_Records_
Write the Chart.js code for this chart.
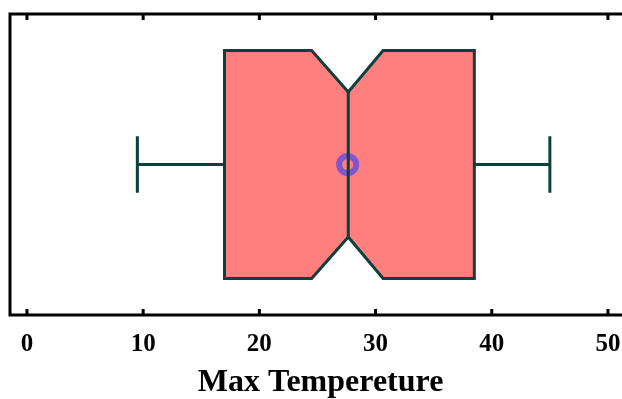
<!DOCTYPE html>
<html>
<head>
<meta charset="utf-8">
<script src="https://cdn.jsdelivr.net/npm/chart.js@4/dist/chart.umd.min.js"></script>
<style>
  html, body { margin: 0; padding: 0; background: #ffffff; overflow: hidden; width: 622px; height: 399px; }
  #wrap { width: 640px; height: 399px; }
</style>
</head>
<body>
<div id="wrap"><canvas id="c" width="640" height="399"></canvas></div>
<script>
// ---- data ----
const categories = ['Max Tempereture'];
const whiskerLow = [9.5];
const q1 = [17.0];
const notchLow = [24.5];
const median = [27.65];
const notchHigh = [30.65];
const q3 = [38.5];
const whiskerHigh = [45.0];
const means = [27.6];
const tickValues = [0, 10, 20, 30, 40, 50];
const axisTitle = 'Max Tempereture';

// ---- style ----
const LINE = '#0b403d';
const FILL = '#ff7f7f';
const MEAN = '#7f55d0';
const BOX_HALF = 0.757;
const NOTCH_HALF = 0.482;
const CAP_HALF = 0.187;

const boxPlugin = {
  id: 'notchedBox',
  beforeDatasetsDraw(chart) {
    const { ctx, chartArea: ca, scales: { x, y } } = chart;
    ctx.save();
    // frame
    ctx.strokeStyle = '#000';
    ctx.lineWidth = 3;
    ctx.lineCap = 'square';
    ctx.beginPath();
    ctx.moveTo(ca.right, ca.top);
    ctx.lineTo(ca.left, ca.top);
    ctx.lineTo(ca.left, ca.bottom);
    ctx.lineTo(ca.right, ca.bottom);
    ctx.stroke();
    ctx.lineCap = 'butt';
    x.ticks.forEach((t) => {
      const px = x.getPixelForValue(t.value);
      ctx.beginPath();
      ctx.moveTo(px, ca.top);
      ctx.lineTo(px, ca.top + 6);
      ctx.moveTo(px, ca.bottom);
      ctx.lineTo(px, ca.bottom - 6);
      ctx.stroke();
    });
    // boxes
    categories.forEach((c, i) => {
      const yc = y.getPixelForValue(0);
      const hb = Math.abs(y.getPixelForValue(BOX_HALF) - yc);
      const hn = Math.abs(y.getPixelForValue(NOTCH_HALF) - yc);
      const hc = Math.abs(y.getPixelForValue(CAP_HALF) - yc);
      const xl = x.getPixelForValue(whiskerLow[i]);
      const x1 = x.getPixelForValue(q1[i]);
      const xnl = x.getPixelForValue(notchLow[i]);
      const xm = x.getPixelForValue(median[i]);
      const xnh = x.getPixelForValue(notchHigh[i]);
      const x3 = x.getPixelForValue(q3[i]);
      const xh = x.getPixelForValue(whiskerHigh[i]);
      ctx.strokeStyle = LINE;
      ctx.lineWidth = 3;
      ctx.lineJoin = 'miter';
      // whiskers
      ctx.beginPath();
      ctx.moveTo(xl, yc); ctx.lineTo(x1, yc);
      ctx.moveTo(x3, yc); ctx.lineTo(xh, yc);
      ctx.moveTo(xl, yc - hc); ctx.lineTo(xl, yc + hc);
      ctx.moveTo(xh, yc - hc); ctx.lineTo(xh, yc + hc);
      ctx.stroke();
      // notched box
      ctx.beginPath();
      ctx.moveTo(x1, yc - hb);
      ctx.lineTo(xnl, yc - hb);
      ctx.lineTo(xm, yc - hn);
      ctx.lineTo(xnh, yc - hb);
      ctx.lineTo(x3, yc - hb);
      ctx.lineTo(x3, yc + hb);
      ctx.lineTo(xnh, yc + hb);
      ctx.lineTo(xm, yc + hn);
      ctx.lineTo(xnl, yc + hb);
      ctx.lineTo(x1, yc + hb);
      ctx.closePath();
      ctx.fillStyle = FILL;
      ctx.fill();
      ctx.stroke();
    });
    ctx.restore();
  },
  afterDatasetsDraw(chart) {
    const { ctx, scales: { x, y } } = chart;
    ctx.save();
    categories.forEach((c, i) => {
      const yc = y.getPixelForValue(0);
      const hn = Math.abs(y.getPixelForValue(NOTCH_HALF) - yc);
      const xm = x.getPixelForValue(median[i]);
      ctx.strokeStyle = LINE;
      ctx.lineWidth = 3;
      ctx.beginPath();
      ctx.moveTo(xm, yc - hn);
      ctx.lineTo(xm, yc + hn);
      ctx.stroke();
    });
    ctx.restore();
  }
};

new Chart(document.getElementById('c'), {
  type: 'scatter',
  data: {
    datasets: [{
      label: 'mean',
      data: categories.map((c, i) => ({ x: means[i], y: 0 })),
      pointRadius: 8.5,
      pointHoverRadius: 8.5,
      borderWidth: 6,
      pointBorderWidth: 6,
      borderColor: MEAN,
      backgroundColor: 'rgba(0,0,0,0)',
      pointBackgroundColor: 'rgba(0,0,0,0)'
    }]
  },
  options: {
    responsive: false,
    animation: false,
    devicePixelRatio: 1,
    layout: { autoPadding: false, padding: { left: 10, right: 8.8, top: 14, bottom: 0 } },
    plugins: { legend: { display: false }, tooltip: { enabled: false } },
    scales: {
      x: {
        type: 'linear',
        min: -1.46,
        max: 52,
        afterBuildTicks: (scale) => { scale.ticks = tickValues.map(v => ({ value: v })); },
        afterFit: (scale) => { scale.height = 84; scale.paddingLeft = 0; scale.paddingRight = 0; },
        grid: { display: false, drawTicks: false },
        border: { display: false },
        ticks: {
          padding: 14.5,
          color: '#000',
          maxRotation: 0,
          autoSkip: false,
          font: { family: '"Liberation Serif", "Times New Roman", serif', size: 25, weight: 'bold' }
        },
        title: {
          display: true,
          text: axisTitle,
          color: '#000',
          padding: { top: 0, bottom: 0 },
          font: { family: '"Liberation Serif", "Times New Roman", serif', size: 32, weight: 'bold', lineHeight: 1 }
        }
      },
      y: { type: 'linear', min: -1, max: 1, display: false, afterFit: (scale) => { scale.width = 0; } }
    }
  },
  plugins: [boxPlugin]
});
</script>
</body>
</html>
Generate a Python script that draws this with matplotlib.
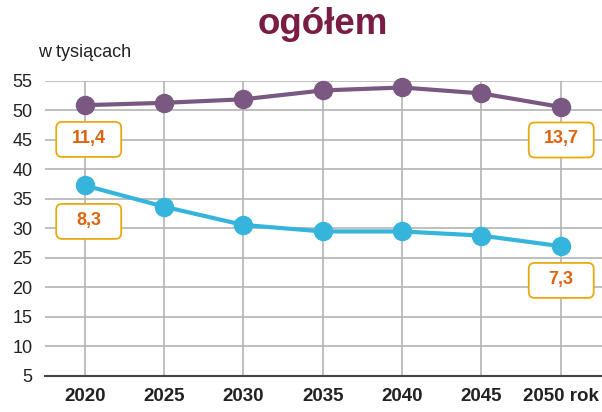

_Problem_
Omit the pictures, then repeat exactly each line from the beginning of the listing through the line with "const axisTitle = 'Max Tempereture';".

_Task result_
Write the Chart.js code for this chart.
<!DOCTYPE html>
<html>
<head>
<meta charset="utf-8">
<script src="https://cdn.jsdelivr.net/npm/chart.js@4/dist/chart.umd.min.js"></script>
<style>
  html, body { margin: 0; padding: 0; background: #ffffff; overflow: hidden; width: 622px; height: 399px; }
  #wrap { width: 640px; height: 399px; }
</style>
</head>
<body>
<div id="wrap"><canvas id="c" width="640" height="399"></canvas></div>
<script>
// ---- data ----
const categories = ['Max Tempereture'];
const whiskerLow = [9.5];
const q1 = [17.0];
const notchLow = [24.5];
const median = [27.65];
const notchHigh = [30.65];
const q3 = [38.5];
const whiskerHigh = [45.0];
const means = [27.6];
const tickValues = [0, 10, 20, 30, 40, 50];
const axisTitle = 'Max Tempereture';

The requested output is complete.